For such a highly anticipated album, the actual content of “Donda” is quite lackluster, with only a few memorable songs. Many critics were quick to point out that “Donda” isn’t West’s finest work. In fact, the album has a lower rating on Pitchfork than the album “Peppa’s Adventures” from the British cartoon “Peppa Pig.”
Still, mixed reviews aren’t stopping people from listening to “Donda.” After its release, many of “Donda”’s songs rose to the top of the charts on streaming services, topping the US Billboard 200 and achieving a record-breaking number of streams on Apple Music and a second-highest debut on Spotify.

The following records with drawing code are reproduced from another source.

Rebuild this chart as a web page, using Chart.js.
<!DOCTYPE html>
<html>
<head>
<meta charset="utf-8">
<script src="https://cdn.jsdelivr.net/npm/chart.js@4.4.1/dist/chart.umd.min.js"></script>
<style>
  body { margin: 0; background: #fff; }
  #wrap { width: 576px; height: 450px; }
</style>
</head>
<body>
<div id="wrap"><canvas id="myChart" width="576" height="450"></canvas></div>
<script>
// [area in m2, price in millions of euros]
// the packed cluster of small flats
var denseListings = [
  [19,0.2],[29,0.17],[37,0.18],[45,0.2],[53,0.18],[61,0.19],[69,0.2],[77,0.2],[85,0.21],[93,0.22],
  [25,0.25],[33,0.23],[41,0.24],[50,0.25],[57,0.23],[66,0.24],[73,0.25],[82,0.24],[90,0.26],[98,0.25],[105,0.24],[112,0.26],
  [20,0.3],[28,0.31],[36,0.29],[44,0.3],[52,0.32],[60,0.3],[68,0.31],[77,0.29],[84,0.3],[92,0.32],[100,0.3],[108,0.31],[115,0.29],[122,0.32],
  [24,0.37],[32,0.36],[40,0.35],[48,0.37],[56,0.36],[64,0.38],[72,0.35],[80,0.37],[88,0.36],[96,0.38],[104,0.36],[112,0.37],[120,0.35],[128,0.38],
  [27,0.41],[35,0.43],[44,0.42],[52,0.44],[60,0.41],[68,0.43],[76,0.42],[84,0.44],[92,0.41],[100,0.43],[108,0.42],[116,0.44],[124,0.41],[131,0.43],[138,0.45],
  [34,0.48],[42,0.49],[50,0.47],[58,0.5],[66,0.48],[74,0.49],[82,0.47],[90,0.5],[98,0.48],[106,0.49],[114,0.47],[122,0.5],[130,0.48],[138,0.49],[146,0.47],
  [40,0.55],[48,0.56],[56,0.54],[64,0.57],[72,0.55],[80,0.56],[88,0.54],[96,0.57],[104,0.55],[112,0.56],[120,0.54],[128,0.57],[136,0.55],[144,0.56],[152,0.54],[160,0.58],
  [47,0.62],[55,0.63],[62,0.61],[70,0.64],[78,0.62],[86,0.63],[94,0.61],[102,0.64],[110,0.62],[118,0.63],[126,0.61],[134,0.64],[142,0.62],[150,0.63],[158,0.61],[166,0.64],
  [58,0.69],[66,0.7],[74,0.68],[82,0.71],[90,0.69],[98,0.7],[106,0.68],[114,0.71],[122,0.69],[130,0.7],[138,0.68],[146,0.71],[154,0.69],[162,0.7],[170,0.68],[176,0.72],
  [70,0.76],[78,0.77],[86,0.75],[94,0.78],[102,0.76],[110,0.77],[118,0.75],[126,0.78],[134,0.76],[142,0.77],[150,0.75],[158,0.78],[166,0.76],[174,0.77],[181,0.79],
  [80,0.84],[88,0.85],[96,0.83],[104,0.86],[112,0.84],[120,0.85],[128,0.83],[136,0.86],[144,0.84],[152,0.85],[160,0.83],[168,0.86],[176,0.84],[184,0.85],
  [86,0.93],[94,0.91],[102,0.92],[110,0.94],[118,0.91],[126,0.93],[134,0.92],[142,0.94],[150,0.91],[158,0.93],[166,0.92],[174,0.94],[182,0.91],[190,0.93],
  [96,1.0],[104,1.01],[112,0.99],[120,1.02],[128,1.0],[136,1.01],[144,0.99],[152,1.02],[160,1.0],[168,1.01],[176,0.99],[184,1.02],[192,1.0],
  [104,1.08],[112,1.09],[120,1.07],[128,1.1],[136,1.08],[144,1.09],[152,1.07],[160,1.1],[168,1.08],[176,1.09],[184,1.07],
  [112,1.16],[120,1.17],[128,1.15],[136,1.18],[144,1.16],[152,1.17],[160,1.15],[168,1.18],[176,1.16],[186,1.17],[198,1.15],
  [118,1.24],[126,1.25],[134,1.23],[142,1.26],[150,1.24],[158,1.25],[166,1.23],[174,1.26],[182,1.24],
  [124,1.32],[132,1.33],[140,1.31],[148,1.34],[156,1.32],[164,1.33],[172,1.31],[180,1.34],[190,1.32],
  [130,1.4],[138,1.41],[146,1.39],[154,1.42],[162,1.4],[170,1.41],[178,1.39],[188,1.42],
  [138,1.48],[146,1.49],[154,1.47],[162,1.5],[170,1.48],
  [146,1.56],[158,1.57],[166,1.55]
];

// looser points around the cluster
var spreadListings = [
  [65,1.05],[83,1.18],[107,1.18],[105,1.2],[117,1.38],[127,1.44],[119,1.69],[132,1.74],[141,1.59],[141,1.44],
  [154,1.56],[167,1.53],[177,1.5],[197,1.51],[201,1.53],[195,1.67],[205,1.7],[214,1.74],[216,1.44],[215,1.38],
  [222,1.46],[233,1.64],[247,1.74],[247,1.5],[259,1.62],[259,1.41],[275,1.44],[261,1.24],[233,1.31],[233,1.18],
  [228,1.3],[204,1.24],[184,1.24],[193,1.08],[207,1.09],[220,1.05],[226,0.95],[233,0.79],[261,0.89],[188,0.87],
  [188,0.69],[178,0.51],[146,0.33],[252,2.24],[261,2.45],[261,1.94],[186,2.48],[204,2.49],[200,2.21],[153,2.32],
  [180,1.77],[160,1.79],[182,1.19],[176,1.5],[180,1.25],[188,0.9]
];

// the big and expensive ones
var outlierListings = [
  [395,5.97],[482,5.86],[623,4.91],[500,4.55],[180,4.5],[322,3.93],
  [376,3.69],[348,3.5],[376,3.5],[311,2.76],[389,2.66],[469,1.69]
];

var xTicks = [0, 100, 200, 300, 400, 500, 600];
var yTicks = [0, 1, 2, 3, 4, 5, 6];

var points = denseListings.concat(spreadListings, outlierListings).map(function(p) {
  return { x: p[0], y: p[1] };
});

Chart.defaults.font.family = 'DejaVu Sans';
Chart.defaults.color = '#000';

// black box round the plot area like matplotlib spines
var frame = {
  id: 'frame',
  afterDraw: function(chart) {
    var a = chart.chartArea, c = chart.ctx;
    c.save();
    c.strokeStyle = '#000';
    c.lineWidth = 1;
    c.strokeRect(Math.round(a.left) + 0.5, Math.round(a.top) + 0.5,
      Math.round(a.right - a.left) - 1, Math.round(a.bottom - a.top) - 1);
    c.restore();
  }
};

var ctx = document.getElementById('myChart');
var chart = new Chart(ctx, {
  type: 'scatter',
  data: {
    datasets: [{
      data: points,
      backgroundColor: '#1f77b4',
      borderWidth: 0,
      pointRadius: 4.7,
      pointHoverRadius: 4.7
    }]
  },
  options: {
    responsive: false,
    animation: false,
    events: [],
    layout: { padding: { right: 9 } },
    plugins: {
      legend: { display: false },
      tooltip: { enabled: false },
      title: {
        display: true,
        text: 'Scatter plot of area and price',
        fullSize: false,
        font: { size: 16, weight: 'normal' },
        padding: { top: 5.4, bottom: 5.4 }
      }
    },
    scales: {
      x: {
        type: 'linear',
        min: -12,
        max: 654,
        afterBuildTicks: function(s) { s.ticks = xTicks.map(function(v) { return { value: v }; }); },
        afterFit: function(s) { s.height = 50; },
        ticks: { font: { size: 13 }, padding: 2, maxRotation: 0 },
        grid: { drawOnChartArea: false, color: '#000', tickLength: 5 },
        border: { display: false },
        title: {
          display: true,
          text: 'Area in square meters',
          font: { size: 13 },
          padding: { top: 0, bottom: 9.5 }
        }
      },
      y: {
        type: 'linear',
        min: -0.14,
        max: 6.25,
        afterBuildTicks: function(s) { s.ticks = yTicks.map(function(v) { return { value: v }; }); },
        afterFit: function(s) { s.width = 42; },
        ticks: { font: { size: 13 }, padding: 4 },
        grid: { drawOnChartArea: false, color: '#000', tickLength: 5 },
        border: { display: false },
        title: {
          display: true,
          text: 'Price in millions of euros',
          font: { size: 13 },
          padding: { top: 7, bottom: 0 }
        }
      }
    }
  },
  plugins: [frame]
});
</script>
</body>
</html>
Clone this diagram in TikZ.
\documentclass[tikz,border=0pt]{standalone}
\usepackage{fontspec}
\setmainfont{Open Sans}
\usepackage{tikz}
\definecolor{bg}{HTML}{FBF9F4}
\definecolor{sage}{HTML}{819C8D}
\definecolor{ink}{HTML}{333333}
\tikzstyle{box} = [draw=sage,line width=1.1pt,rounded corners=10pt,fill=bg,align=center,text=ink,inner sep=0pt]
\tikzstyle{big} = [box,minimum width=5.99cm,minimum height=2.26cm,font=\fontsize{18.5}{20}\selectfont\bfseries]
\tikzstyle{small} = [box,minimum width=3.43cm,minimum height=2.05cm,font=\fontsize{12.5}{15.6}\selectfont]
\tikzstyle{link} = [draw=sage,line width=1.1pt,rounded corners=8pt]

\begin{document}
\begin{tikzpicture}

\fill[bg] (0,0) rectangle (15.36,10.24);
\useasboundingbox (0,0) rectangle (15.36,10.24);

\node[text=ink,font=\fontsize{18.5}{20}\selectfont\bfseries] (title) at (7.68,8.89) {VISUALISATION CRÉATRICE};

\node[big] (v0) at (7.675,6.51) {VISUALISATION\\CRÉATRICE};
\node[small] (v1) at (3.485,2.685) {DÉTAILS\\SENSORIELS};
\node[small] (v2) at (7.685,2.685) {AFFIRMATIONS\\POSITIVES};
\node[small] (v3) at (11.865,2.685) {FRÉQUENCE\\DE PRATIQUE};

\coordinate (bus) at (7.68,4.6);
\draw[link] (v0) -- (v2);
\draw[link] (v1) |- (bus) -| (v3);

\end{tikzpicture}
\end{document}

However, the substance of “Donda,” which is mediocre at best, might not be the driving factor behind record-breaking sales and streams. It seems that the success of West’s album has less to do with the music and more to do with the spectacle of West himself.
Among the numerous tweets under the twitter hashtag #“DONDA,” you will find tweet upon tweet about West himself, from both fans and critics. There are tweets about everything from Kanye’s feud with Drake, to how popular West is on the charts, to merciless trolling of West. Surprisingly little is said about the rapper’s actual music.
“Donda” is a perfectly ordinary album. Were it not for West’s barrage of publicity stunts, would anyone want to listen to it? It seems its his fame, or rather infamy, that has already turned the album into a hit, making West millions. Clearly, “Donda” has been worth it for West; what’s less clear is if it’s worth it for listeners.